* CHALLENGE:
The listing below should be printed exactly, every line of it. Skip the pictures.
[Begin GIVEN DATA]
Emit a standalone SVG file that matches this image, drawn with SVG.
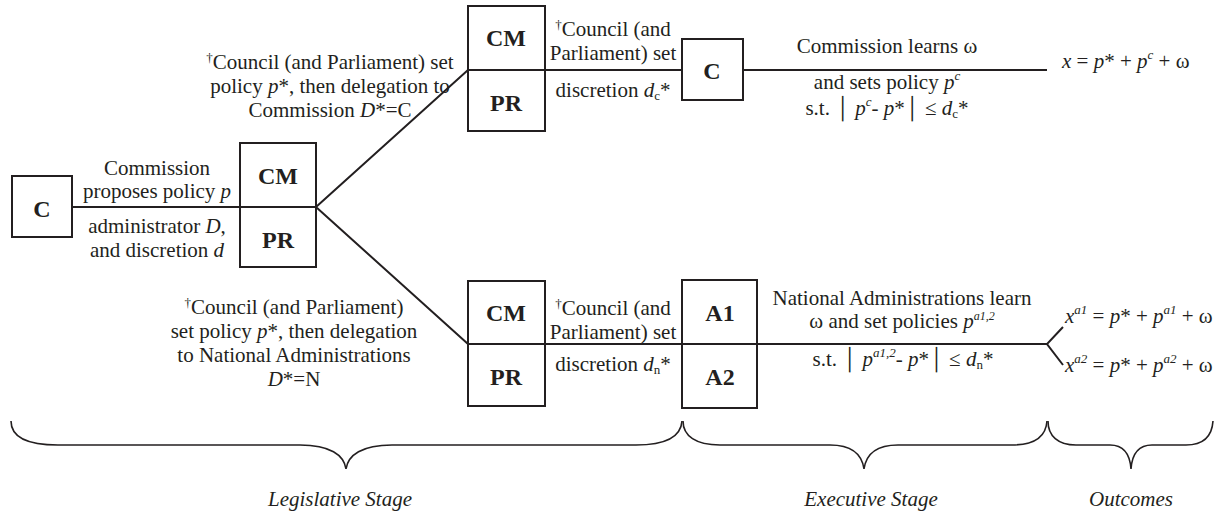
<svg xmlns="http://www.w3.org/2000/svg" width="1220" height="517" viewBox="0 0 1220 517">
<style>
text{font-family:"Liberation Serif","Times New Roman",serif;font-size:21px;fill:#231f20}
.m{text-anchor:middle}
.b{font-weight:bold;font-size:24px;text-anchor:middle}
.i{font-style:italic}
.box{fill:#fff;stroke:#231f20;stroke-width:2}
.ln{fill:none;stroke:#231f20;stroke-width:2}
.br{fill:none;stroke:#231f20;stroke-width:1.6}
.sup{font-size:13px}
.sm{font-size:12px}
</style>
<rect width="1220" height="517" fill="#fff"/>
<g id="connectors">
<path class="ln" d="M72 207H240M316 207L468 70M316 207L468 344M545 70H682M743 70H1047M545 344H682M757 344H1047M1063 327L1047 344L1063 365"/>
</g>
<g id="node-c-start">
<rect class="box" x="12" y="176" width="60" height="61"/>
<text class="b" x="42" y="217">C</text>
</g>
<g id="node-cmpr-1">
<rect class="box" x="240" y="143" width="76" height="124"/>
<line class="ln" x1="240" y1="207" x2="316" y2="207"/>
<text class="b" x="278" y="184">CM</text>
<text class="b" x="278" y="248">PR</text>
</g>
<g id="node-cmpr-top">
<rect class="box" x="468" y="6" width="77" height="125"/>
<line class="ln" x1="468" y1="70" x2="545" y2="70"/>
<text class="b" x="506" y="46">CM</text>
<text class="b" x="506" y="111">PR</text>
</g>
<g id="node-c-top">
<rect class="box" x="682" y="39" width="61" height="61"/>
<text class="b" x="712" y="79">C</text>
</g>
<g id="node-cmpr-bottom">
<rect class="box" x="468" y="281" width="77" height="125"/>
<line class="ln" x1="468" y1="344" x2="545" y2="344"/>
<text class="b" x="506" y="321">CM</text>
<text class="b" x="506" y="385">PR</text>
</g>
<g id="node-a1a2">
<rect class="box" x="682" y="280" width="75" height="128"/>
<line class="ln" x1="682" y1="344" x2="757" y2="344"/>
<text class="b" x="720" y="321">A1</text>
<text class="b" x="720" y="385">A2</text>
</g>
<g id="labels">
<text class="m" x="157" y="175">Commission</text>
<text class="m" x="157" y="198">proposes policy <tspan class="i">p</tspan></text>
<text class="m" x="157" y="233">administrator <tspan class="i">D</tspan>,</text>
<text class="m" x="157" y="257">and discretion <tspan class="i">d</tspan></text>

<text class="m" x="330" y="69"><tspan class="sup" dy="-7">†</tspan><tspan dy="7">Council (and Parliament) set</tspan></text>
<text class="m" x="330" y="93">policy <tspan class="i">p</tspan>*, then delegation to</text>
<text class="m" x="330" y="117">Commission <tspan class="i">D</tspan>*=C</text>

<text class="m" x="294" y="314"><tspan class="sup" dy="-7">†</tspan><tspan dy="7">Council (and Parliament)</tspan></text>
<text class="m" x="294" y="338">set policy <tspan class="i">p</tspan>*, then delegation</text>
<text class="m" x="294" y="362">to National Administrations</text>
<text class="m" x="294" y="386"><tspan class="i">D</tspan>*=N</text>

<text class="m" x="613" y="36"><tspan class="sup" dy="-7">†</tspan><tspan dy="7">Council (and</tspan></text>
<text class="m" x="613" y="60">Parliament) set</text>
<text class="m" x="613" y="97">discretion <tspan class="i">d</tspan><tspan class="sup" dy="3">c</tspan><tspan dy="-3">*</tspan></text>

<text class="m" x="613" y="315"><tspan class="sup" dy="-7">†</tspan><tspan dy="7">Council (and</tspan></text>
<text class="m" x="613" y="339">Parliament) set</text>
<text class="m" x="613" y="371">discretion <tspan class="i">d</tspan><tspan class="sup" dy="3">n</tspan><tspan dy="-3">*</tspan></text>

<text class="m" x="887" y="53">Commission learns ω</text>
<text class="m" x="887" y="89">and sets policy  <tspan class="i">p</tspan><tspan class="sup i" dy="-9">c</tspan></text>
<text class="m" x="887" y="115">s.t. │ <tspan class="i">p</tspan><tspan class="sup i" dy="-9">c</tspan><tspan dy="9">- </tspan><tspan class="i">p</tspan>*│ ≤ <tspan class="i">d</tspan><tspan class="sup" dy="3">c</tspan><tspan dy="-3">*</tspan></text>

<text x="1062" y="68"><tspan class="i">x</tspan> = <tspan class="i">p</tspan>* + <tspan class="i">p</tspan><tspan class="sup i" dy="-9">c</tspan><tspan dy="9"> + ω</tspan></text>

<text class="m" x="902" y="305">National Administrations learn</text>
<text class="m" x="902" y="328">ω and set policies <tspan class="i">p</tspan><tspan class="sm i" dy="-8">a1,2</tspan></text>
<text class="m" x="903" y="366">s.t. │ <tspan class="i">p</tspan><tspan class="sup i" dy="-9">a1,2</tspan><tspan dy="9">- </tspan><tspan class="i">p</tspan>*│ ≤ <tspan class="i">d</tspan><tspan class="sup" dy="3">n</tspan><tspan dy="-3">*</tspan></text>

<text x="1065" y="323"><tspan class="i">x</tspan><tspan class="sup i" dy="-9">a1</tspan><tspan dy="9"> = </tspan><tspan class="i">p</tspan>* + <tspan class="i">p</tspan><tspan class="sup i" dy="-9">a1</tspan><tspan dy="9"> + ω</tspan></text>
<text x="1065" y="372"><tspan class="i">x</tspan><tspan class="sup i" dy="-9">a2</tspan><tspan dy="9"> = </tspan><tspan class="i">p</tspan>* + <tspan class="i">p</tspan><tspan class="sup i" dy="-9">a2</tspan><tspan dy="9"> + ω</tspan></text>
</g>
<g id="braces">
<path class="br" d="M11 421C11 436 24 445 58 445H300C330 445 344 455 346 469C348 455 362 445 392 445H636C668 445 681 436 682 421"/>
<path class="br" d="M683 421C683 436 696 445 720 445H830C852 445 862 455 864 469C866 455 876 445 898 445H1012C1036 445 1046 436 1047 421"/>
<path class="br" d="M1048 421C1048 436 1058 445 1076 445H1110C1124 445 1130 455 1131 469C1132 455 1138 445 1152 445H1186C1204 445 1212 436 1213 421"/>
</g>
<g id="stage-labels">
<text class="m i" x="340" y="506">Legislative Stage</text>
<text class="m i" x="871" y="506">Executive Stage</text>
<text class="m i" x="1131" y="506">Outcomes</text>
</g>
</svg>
[End GIVEN DATA]
* EXERCISE RESPONSE:
Emit a standalone SVG file that matches this image, drawn with SVG.
<svg xmlns="http://www.w3.org/2000/svg" width="1220" height="517" viewBox="0 0 1220 517">
<style>
text{font-family:"Liberation Serif","Times New Roman",serif;font-size:21px;fill:#231f20}
.m{text-anchor:middle}
.b{font-weight:bold;font-size:24px;text-anchor:middle}
.i{font-style:italic}
.box{fill:#fff;stroke:#231f20;stroke-width:2}
.ln{fill:none;stroke:#231f20;stroke-width:2}
.br{fill:none;stroke:#231f20;stroke-width:1.6}
.sup{font-size:13px}
.sm{font-size:12px}
</style>
<rect width="1220" height="517" fill="#fff"/>
<g id="connectors">
<path class="ln" d="M72 207H240M316 207L468 70M316 207L468 344M545 70H682M743 70H1047M545 344H682M757 344H1047M1063 327L1047 344L1063 365"/>
</g>
<g id="node-c-start">
<rect class="box" x="12" y="176" width="60" height="61"/>
<text class="b" x="42" y="217">C</text>
</g>
<g id="node-cmpr-1">
<rect class="box" x="240" y="143" width="76" height="124"/>
<line class="ln" x1="240" y1="207" x2="316" y2="207"/>
<text class="b" x="278" y="184">CM</text>
<text class="b" x="278" y="248">PR</text>
</g>
<g id="node-cmpr-top">
<rect class="box" x="468" y="6" width="77" height="125"/>
<line class="ln" x1="468" y1="70" x2="545" y2="70"/>
<text class="b" x="506" y="46">CM</text>
<text class="b" x="506" y="111">PR</text>
</g>
<g id="node-c-top">
<rect class="box" x="682" y="39" width="61" height="61"/>
<text class="b" x="712" y="79">C</text>
</g>
<g id="node-cmpr-bottom">
<rect class="box" x="468" y="281" width="77" height="125"/>
<line class="ln" x1="468" y1="344" x2="545" y2="344"/>
<text class="b" x="506" y="321">CM</text>
<text class="b" x="506" y="385">PR</text>
</g>
<g id="node-a1a2">
<rect class="box" x="682" y="280" width="75" height="128"/>
<line class="ln" x1="682" y1="344" x2="757" y2="344"/>
<text class="b" x="720" y="321">A1</text>
<text class="b" x="720" y="385">A2</text>
</g>
<g id="labels">
<text class="m" x="157" y="175">Commission</text>
<text class="m" x="157" y="198">proposes policy <tspan class="i">p</tspan></text>
<text class="m" x="157" y="233">administrator <tspan class="i">D</tspan>,</text>
<text class="m" x="157" y="257">and discretion <tspan class="i">d</tspan></text>

<text class="m" x="330" y="69"><tspan class="sup" dy="-7">†</tspan><tspan dy="7">Council (and Parliament) set</tspan></text>
<text class="m" x="330" y="93">policy <tspan class="i">p</tspan>*, then delegation to</text>
<text class="m" x="330" y="117">Commission <tspan class="i">D</tspan>*=C</text>

<text class="m" x="294" y="314"><tspan class="sup" dy="-7">†</tspan><tspan dy="7">Council (and Parliament)</tspan></text>
<text class="m" x="294" y="338">set policy <tspan class="i">p</tspan>*, then delegation</text>
<text class="m" x="294" y="362">to National Administrations</text>
<text class="m" x="294" y="386"><tspan class="i">D</tspan>*=N</text>

<text class="m" x="613" y="36"><tspan class="sup" dy="-7">†</tspan><tspan dy="7">Council (and</tspan></text>
<text class="m" x="613" y="60">Parliament) set</text>
<text class="m" x="613" y="97">discretion <tspan class="i">d</tspan><tspan class="sup" dy="3">c</tspan><tspan dy="-3">*</tspan></text>

<text class="m" x="613" y="315"><tspan class="sup" dy="-7">†</tspan><tspan dy="7">Council (and</tspan></text>
<text class="m" x="613" y="339">Parliament) set</text>
<text class="m" x="613" y="371">discretion <tspan class="i">d</tspan><tspan class="sup" dy="3">n</tspan><tspan dy="-3">*</tspan></text>

<text class="m" x="887" y="53">Commission learns ω</text>
<text class="m" x="887" y="89">and sets policy  <tspan class="i">p</tspan><tspan class="sup i" dy="-9">c</tspan></text>
<text class="m" x="887" y="115">s.t. │ <tspan class="i">p</tspan><tspan class="sup i" dy="-9">c</tspan><tspan dy="9">- </tspan><tspan class="i">p</tspan>*│ ≤ <tspan class="i">d</tspan><tspan class="sup" dy="3">c</tspan><tspan dy="-3">*</tspan></text>

<text x="1062" y="68"><tspan class="i">x</tspan> = <tspan class="i">p</tspan>* + <tspan class="i">p</tspan><tspan class="sup i" dy="-9">c</tspan><tspan dy="9"> + ω</tspan></text>

<text class="m" x="902" y="305">National Administrations learn</text>
<text class="m" x="902" y="328">ω and set policies <tspan class="i">p</tspan><tspan class="sm i" dy="-8">a1,2</tspan></text>
<text class="m" x="903" y="366">s.t. │ <tspan class="i">p</tspan><tspan class="sup i" dy="-9">a1,2</tspan><tspan dy="9">- </tspan><tspan class="i">p</tspan>*│ ≤ <tspan class="i">d</tspan><tspan class="sup" dy="3">n</tspan><tspan dy="-3">*</tspan></text>

<text x="1065" y="323"><tspan class="i">x</tspan><tspan class="sup i" dy="-9">a1</tspan><tspan dy="9"> = </tspan><tspan class="i">p</tspan>* + <tspan class="i">p</tspan><tspan class="sup i" dy="-9">a1</tspan><tspan dy="9"> + ω</tspan></text>
<text x="1065" y="372"><tspan class="i">x</tspan><tspan class="sup i" dy="-9">a2</tspan><tspan dy="9"> = </tspan><tspan class="i">p</tspan>* + <tspan class="i">p</tspan><tspan class="sup i" dy="-9">a2</tspan><tspan dy="9"> + ω</tspan></text>
</g>
<g id="braces">
<path class="br" d="M11 421C11 436 24 445 58 445H300C330 445 344 455 346 469C348 455 362 445 392 445H636C668 445 681 436 682 421"/>
<path class="br" d="M683 421C683 436 696 445 720 445H830C852 445 862 455 864 469C866 455 876 445 898 445H1012C1036 445 1046 436 1047 421"/>
<path class="br" d="M1048 421C1048 436 1058 445 1076 445H1110C1124 445 1130 455 1131 469C1132 455 1138 445 1152 445H1186C1204 445 1212 436 1213 421"/>
</g>
<g id="stage-labels">
<text class="m i" x="340" y="506">Legislative Stage</text>
<text class="m i" x="871" y="506">Executive Stage</text>
<text class="m i" x="1131" y="506">Outcomes</text>
</g>
</svg>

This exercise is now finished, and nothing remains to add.